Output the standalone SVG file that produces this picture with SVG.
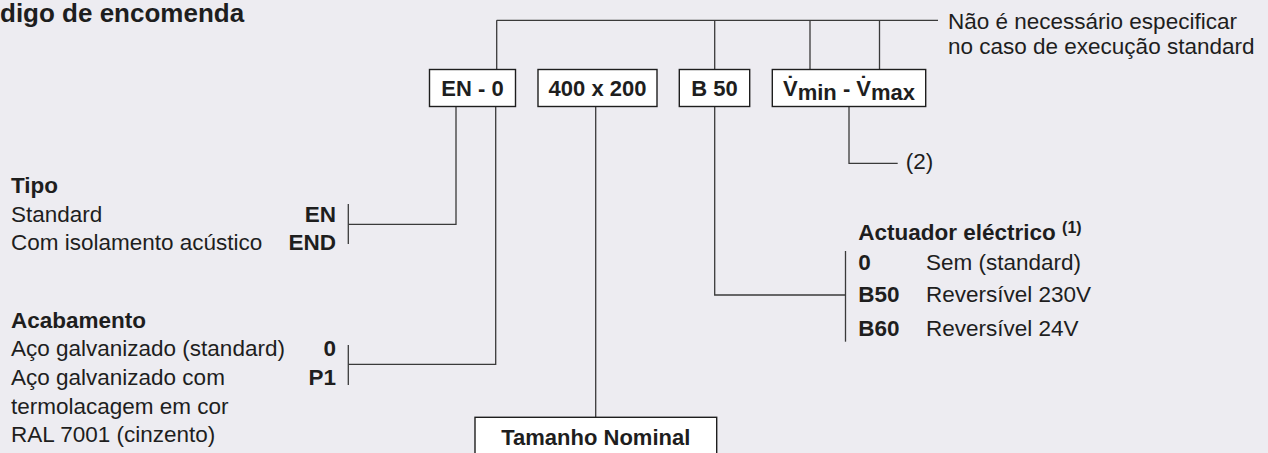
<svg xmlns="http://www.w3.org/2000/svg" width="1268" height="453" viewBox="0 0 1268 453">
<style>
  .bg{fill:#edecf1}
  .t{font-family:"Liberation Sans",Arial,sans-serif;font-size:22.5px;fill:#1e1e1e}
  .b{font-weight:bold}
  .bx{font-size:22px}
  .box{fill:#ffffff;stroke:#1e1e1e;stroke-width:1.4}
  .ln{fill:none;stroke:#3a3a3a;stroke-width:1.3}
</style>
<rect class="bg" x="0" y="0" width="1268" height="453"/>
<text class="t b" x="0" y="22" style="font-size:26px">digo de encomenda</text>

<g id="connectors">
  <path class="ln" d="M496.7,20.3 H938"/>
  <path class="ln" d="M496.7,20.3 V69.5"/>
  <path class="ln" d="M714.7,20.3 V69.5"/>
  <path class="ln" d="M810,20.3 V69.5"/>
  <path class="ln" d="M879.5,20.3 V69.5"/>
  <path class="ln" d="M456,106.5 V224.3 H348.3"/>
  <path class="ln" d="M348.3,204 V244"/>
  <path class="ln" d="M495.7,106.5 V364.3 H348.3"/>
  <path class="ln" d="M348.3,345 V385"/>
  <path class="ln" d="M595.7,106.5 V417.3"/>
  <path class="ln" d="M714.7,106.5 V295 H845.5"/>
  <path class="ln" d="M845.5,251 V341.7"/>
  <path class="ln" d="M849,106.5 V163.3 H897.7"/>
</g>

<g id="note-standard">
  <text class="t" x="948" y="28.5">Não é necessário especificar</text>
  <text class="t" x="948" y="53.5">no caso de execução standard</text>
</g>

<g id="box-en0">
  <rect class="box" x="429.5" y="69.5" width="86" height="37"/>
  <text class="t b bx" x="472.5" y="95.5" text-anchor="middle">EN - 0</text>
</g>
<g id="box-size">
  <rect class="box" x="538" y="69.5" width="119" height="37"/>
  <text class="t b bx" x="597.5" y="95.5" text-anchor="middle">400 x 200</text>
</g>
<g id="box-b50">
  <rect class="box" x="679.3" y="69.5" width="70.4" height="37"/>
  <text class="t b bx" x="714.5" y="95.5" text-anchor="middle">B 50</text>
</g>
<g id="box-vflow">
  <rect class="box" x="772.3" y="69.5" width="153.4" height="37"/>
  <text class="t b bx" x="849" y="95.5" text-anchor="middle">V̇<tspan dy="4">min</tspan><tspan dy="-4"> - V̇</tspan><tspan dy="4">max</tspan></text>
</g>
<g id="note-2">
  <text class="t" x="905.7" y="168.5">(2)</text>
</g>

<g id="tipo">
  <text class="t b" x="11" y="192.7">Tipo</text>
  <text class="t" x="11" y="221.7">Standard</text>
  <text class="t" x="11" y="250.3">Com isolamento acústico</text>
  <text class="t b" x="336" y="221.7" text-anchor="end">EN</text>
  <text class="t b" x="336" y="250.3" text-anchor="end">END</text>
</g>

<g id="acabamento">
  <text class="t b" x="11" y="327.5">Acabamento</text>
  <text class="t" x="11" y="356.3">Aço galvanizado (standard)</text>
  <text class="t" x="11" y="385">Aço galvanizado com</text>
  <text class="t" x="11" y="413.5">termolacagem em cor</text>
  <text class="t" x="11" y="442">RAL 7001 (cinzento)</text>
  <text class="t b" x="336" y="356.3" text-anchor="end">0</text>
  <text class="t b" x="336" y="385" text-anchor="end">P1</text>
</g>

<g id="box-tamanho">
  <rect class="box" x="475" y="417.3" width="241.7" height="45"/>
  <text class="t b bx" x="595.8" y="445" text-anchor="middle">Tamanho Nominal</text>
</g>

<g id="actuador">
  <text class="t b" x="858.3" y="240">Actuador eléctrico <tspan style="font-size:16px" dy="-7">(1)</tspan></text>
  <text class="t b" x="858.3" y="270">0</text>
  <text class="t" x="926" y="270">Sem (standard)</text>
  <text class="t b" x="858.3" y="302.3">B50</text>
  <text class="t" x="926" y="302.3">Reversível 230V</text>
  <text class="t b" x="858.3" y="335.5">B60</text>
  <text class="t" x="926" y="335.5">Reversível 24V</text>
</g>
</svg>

§ STATED TASK:
Ignore the images and quote every line of the listing exactly.

§ ANSWER:
Output the standalone SVG file that produces this picture with SVG.
<svg xmlns="http://www.w3.org/2000/svg" width="1268" height="453" viewBox="0 0 1268 453">
<style>
  .bg{fill:#edecf1}
  .t{font-family:"Liberation Sans",Arial,sans-serif;font-size:22.5px;fill:#1e1e1e}
  .b{font-weight:bold}
  .bx{font-size:22px}
  .box{fill:#ffffff;stroke:#1e1e1e;stroke-width:1.4}
  .ln{fill:none;stroke:#3a3a3a;stroke-width:1.3}
</style>
<rect class="bg" x="0" y="0" width="1268" height="453"/>
<text class="t b" x="0" y="22" style="font-size:26px">digo de encomenda</text>

<g id="connectors">
  <path class="ln" d="M496.7,20.3 H938"/>
  <path class="ln" d="M496.7,20.3 V69.5"/>
  <path class="ln" d="M714.7,20.3 V69.5"/>
  <path class="ln" d="M810,20.3 V69.5"/>
  <path class="ln" d="M879.5,20.3 V69.5"/>
  <path class="ln" d="M456,106.5 V224.3 H348.3"/>
  <path class="ln" d="M348.3,204 V244"/>
  <path class="ln" d="M495.7,106.5 V364.3 H348.3"/>
  <path class="ln" d="M348.3,345 V385"/>
  <path class="ln" d="M595.7,106.5 V417.3"/>
  <path class="ln" d="M714.7,106.5 V295 H845.5"/>
  <path class="ln" d="M845.5,251 V341.7"/>
  <path class="ln" d="M849,106.5 V163.3 H897.7"/>
</g>

<g id="note-standard">
  <text class="t" x="948" y="28.5">Não é necessário especificar</text>
  <text class="t" x="948" y="53.5">no caso de execução standard</text>
</g>

<g id="box-en0">
  <rect class="box" x="429.5" y="69.5" width="86" height="37"/>
  <text class="t b bx" x="472.5" y="95.5" text-anchor="middle">EN - 0</text>
</g>
<g id="box-size">
  <rect class="box" x="538" y="69.5" width="119" height="37"/>
  <text class="t b bx" x="597.5" y="95.5" text-anchor="middle">400 x 200</text>
</g>
<g id="box-b50">
  <rect class="box" x="679.3" y="69.5" width="70.4" height="37"/>
  <text class="t b bx" x="714.5" y="95.5" text-anchor="middle">B 50</text>
</g>
<g id="box-vflow">
  <rect class="box" x="772.3" y="69.5" width="153.4" height="37"/>
  <text class="t b bx" x="849" y="95.5" text-anchor="middle">V̇<tspan dy="4">min</tspan><tspan dy="-4"> - V̇</tspan><tspan dy="4">max</tspan></text>
</g>
<g id="note-2">
  <text class="t" x="905.7" y="168.5">(2)</text>
</g>

<g id="tipo">
  <text class="t b" x="11" y="192.7">Tipo</text>
  <text class="t" x="11" y="221.7">Standard</text>
  <text class="t" x="11" y="250.3">Com isolamento acústico</text>
  <text class="t b" x="336" y="221.7" text-anchor="end">EN</text>
  <text class="t b" x="336" y="250.3" text-anchor="end">END</text>
</g>

<g id="acabamento">
  <text class="t b" x="11" y="327.5">Acabamento</text>
  <text class="t" x="11" y="356.3">Aço galvanizado (standard)</text>
  <text class="t" x="11" y="385">Aço galvanizado com</text>
  <text class="t" x="11" y="413.5">termolacagem em cor</text>
  <text class="t" x="11" y="442">RAL 7001 (cinzento)</text>
  <text class="t b" x="336" y="356.3" text-anchor="end">0</text>
  <text class="t b" x="336" y="385" text-anchor="end">P1</text>
</g>

<g id="box-tamanho">
  <rect class="box" x="475" y="417.3" width="241.7" height="45"/>
  <text class="t b bx" x="595.8" y="445" text-anchor="middle">Tamanho Nominal</text>
</g>

<g id="actuador">
  <text class="t b" x="858.3" y="240">Actuador eléctrico <tspan style="font-size:16px" dy="-7">(1)</tspan></text>
  <text class="t b" x="858.3" y="270">0</text>
  <text class="t" x="926" y="270">Sem (standard)</text>
  <text class="t b" x="858.3" y="302.3">B50</text>
  <text class="t" x="926" y="302.3">Reversível 230V</text>
  <text class="t b" x="858.3" y="335.5">B60</text>
  <text class="t" x="926" y="335.5">Reversível 24V</text>
</g>
</svg>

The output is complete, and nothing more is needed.